GIVEN INSTRUCTION — Starting with the first line below, extract each line through the one that contains "import matplotlib.pyplot as plt", inclusive, excluding pictures.
**** TASK INPUTS ****
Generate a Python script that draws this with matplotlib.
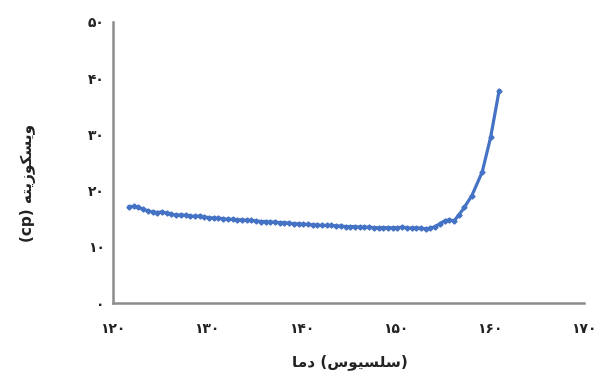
import matplotlib
matplotlib.use("Agg")
import matplotlib.pyplot as plt

temps = [121.7, 122.2, 122.7, 123.2, 123.7, 124.2, 124.7, 125.2, 125.7, 126.2,
         126.7, 127.2, 127.7, 128.2, 128.7, 129.2, 129.7, 130.2, 130.7, 131.2,
         131.7, 132.2, 132.7, 133.2, 133.7, 134.2, 134.7, 135.2, 135.7, 136.2,
         136.7, 137.2, 137.7, 138.2, 138.7, 139.2, 139.7, 140.2, 140.7, 141.2,
         141.7, 142.2, 142.7, 143.2, 143.7, 144.2, 144.7, 145.2, 145.7, 146.2,
         146.7, 147.2, 147.7, 148.2, 148.7, 149.2, 149.7, 150.2, 150.7, 151.2,
         151.7, 152.2, 152.7, 153.2, 153.7, 154.2, 154.7, 155.2, 155.7, 156.2,
         156.7, 157.3, 158.1, 159.2, 160.1, 161.0]
viscosity = [17.1, 17.2, 17.0, 16.7, 16.4, 16.2, 16.1, 16.2, 16.0, 15.8,
             15.6, 15.7, 15.6, 15.5, 15.4, 15.5, 15.3, 15.2, 15.1, 15.1,
             15.0, 14.9, 14.9, 14.8, 14.8, 14.7, 14.7, 14.6, 14.5, 14.5,
             14.4, 14.4, 14.3, 14.3, 14.2, 14.1, 14.1, 14.0, 14.0, 13.9,
             13.9, 13.8, 13.8, 13.8, 13.7, 13.7, 13.6, 13.6, 13.6, 13.5,
             13.5, 13.5, 13.4, 13.4, 13.4, 13.4, 13.4, 13.4, 13.5, 13.4,
             13.3, 13.4, 13.3, 13.2, 13.3, 13.6, 14.1, 14.6, 14.8, 14.6,
             15.6, 17.0, 19.1, 23.3, 29.5, 37.8]

x_ticks = [120, 130, 140, 150, 160, 170]
x_tick_labels = ["۱۲۰", "۱۳۰", "۱۴۰", "۱۵۰", "۱۶۰", "۱۷۰"]
y_ticks = [0, 10, 20, 30, 40, 50]
y_tick_labels = ["۰", "۱۰", "۲۰", "۳۰", "۴۰", "۵۰"]

# Pre-shaped (visual order) Persian labels
x_label = "\uFE8E\uFEE3\uFEA9 (\uFEB1\uFEEE\uFEF4\uFEB4\uFEE0\uFEB3)"
y_label = "(cp) \uFEEA\uFE98\uFEF3\uFEAF\uFEEE\uFB91\uFEB4\uFEF3\uFEED"

fig = plt.figure(figsize=(6.06, 3.81), dpi=100)
ax = fig.add_axes([0.1865, 0.2047, 0.777, 0.7376])

ax.plot(temps, viscosity, color="#4472C4", lw=2.3, marker="D", ms=2.6,
        markerfacecolor="#4472C4", markeredgecolor="#4472C4")

ax.set_xlim(120, 170)
ax.set_ylim(0, 50)
ax.set_xticks(x_ticks)
ax.set_xticklabels(x_tick_labels)
ax.set_yticks(y_ticks)
ax.set_yticklabels(y_tick_labels)
ax.tick_params(axis="y", length=0, labelsize=10, colors="#222222", pad=6)
ax.tick_params(axis="x", length=0, labelsize=10, colors="#222222", pad=14)
for lab in ax.get_xticklabels() + ax.get_yticklabels():
    lab.set_fontweight("bold")

for s in ["top", "right"]:
    ax.spines[s].set_visible(False)
for s in ["left", "bottom"]:
    ax.spines[s].set_color("#8c8c8c")
    ax.spines[s].set_linewidth(1.8)

fig.text(0.578, 0.05, x_label, ha="center", va="center", fontsize=11,
         fontweight="bold", color="#222222")
fig.text(0.047, 0.52, y_label, ha="center", va="center", fontsize=11,
         fontweight="bold", color="#222222", rotation=90)

fig.savefig("out.png", dpi=100)
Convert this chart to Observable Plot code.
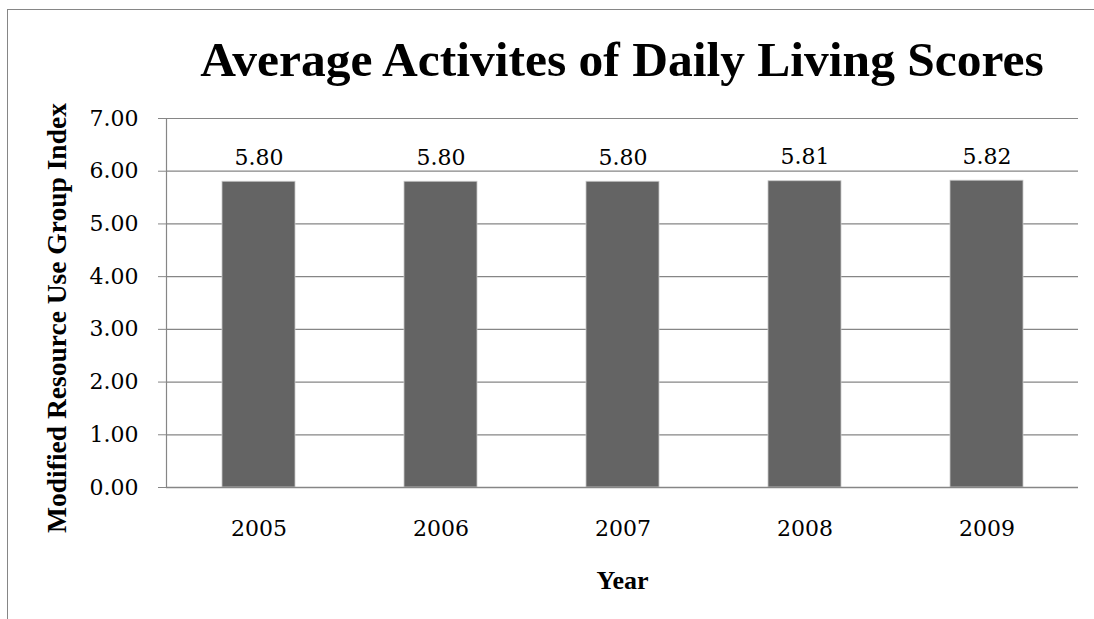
<!DOCTYPE html>
<html><head><meta charset="utf-8">
<script src="https://cdn.jsdelivr.net/npm/d3@7"></script>
<script src="https://cdn.jsdelivr.net/npm/@observablehq/plot@0.6"></script>
<style>
body{margin:0;background:#fff;}
#wrap{position:relative;width:1094px;height:619px;overflow:hidden;background:#fff;}
#border{position:absolute;left:7px;top:9px;width:1200px;height:700px;border-left:1px solid #868686;border-top:1px solid #868686;}
#title{position:absolute;left:166px;width:912px;top:34.5px;line-height:49.5px;text-align:center;font-family:"Liberation Serif",serif;font-weight:bold;font-size:49.5px;color:#000;white-space:nowrap;}
#chart{position:absolute;left:0;top:0;}
</style></head>
<body>
<div id="wrap">
<div id="border"></div>
<div id="chart"></div>
<div id="title">Average Activites of Daily Living Scores</div>
</div>
<script>
const years = ["2005", "2006", "2007", "2008", "2009"];
const scores = [5.80, 5.80, 5.80, 5.81, 5.82];
const yTicks = [0, 1, 2, 3, 4, 5, 6, 7];
const yLabel = "Modified Resource Use Group Index";
const xLabel = "Year";

const data = years.map((year, i) => ({year, value: scores[i]}));
const gray = "#868686";
const numFont = "'DejaVu Serif', serif";
const labelFont = "'Liberation Serif', serif";

const chart = Plot.plot({
  width: 1094,
  height: 619,
  marginTop: 118,
  marginBottom: 132,
  marginLeft: 166,
  marginRight: 16,
  style: {fontFamily: numFont, fontSize: "22px", color: "#000", background: "transparent", overflow: "visible"},
  x: {domain: years, paddingInner: 0.6, paddingOuter: 0.3, label: null},
  y: {domain: [0, 7], label: null},
  marks: [
    Plot.gridY(yTicks, {stroke: gray, strokeOpacity: 1, strokeWidth: 1.2}),
    Plot.barY(data, {x: "year", y: "value", fill: "#646464", stroke: "#c8c8c8", strokeWidth: 0.8}),
    Plot.ruleY([0], {stroke: gray, strokeWidth: 1.6}),
    Plot.frame({anchor: "left", stroke: gray, strokeWidth: 1.2}),
    Plot.axisY(yTicks, {tickFormat: d3.format(".2f"), tickSize: 8, tickPadding: 20, stroke: gray, fill: "#000", fontSize: 22, fontFamily: numFont, label: null}),
    Plot.axisX({tickSize: 0, tickPadding: 33, fill: "#000", fontSize: 22, fontFamily: numFont, label: null}),
    Plot.text(data, {x: "year", y: "value", text: d => d.value.toFixed(2), dy: -17, lineAnchor: "bottom", fontSize: 22, fontFamily: numFont, fill: "#000"}),
    Plot.text([xLabel], {frameAnchor: "bottom", dy: 101, lineAnchor: "bottom", textAnchor: "middle", fontWeight: "bold", fontSize: 26, fontFamily: labelFont, fill: "#000"}),
    Plot.text([yLabel], {frameAnchor: "left", rotate: -90, textAnchor: "middle", dx: -109, dy: 15, fontWeight: "bold", fontSize: 27.5, fontFamily: labelFont, fill: "#000"})
  ]
});
document.getElementById("chart").appendChild(chart);
</script>
</body></html>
****
CORRECT RESULT —
Generate a Python script that draws this with matplotlib.
import matplotlib
matplotlib.use("Agg")
import matplotlib.pyplot as plt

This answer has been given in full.